** Dataset extract **
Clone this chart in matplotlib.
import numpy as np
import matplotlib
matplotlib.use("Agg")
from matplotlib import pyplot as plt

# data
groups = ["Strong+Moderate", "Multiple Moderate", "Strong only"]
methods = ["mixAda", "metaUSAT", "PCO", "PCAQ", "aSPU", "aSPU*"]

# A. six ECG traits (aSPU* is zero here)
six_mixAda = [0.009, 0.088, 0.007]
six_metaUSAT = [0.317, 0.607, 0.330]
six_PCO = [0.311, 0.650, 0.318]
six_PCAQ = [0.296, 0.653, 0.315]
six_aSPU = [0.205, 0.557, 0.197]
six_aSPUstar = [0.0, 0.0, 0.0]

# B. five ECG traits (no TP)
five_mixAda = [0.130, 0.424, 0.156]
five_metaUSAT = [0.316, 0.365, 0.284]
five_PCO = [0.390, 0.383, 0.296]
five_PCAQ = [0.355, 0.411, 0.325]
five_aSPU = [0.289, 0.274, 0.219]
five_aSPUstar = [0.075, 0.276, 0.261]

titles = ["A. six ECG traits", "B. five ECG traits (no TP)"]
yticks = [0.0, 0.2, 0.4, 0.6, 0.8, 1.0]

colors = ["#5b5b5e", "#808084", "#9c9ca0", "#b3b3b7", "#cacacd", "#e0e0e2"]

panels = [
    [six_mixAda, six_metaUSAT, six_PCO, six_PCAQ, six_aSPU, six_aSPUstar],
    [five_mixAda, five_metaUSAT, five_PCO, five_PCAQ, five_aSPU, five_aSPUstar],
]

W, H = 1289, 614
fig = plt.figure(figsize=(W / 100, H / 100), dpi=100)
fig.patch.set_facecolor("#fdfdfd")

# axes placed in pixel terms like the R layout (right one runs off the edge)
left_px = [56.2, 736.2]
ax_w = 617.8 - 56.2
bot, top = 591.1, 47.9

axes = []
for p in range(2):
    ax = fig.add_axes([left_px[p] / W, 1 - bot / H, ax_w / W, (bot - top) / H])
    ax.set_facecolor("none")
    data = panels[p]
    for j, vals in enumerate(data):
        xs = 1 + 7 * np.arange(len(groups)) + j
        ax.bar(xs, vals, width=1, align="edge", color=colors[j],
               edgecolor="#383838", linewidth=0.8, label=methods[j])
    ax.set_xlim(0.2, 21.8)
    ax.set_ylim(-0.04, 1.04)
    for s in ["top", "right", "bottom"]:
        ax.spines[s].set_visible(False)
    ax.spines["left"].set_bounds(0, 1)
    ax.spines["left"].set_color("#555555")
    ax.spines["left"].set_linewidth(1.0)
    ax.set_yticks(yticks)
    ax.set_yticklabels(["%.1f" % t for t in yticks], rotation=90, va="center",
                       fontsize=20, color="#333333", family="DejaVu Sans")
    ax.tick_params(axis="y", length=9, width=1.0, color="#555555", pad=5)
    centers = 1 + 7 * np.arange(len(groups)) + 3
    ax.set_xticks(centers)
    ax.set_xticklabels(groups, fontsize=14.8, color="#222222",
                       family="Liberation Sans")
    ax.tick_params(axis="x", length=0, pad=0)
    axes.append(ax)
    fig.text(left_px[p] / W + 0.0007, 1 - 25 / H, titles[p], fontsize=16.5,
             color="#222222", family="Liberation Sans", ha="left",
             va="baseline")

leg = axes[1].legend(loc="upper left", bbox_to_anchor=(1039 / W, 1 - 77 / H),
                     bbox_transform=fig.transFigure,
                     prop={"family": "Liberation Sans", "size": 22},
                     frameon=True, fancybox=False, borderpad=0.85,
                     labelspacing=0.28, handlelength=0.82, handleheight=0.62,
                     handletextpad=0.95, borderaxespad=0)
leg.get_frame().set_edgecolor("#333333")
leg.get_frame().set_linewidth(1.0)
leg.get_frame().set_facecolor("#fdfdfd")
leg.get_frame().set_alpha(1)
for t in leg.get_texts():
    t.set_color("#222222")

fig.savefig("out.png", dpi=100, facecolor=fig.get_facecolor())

** Short task **
The required output is the exact run of lines from the beginning of the listing above to the line that contains "yticks = [0.0, 0.2, 0.4, 0.6, 0.8, 1.0]", inclusive of both.

** Solution to the problem **
Clone this chart in matplotlib.
import numpy as np
import matplotlib
matplotlib.use("Agg")
from matplotlib import pyplot as plt

# data
groups = ["Strong+Moderate", "Multiple Moderate", "Strong only"]
methods = ["mixAda", "metaUSAT", "PCO", "PCAQ", "aSPU", "aSPU*"]

# A. six ECG traits (aSPU* is zero here)
six_mixAda = [0.009, 0.088, 0.007]
six_metaUSAT = [0.317, 0.607, 0.330]
six_PCO = [0.311, 0.650, 0.318]
six_PCAQ = [0.296, 0.653, 0.315]
six_aSPU = [0.205, 0.557, 0.197]
six_aSPUstar = [0.0, 0.0, 0.0]

# B. five ECG traits (no TP)
five_mixAda = [0.130, 0.424, 0.156]
five_metaUSAT = [0.316, 0.365, 0.284]
five_PCO = [0.390, 0.383, 0.296]
five_PCAQ = [0.355, 0.411, 0.325]
five_aSPU = [0.289, 0.274, 0.219]
five_aSPUstar = [0.075, 0.276, 0.261]

titles = ["A. six ECG traits", "B. five ECG traits (no TP)"]
yticks = [0.0, 0.2, 0.4, 0.6, 0.8, 1.0]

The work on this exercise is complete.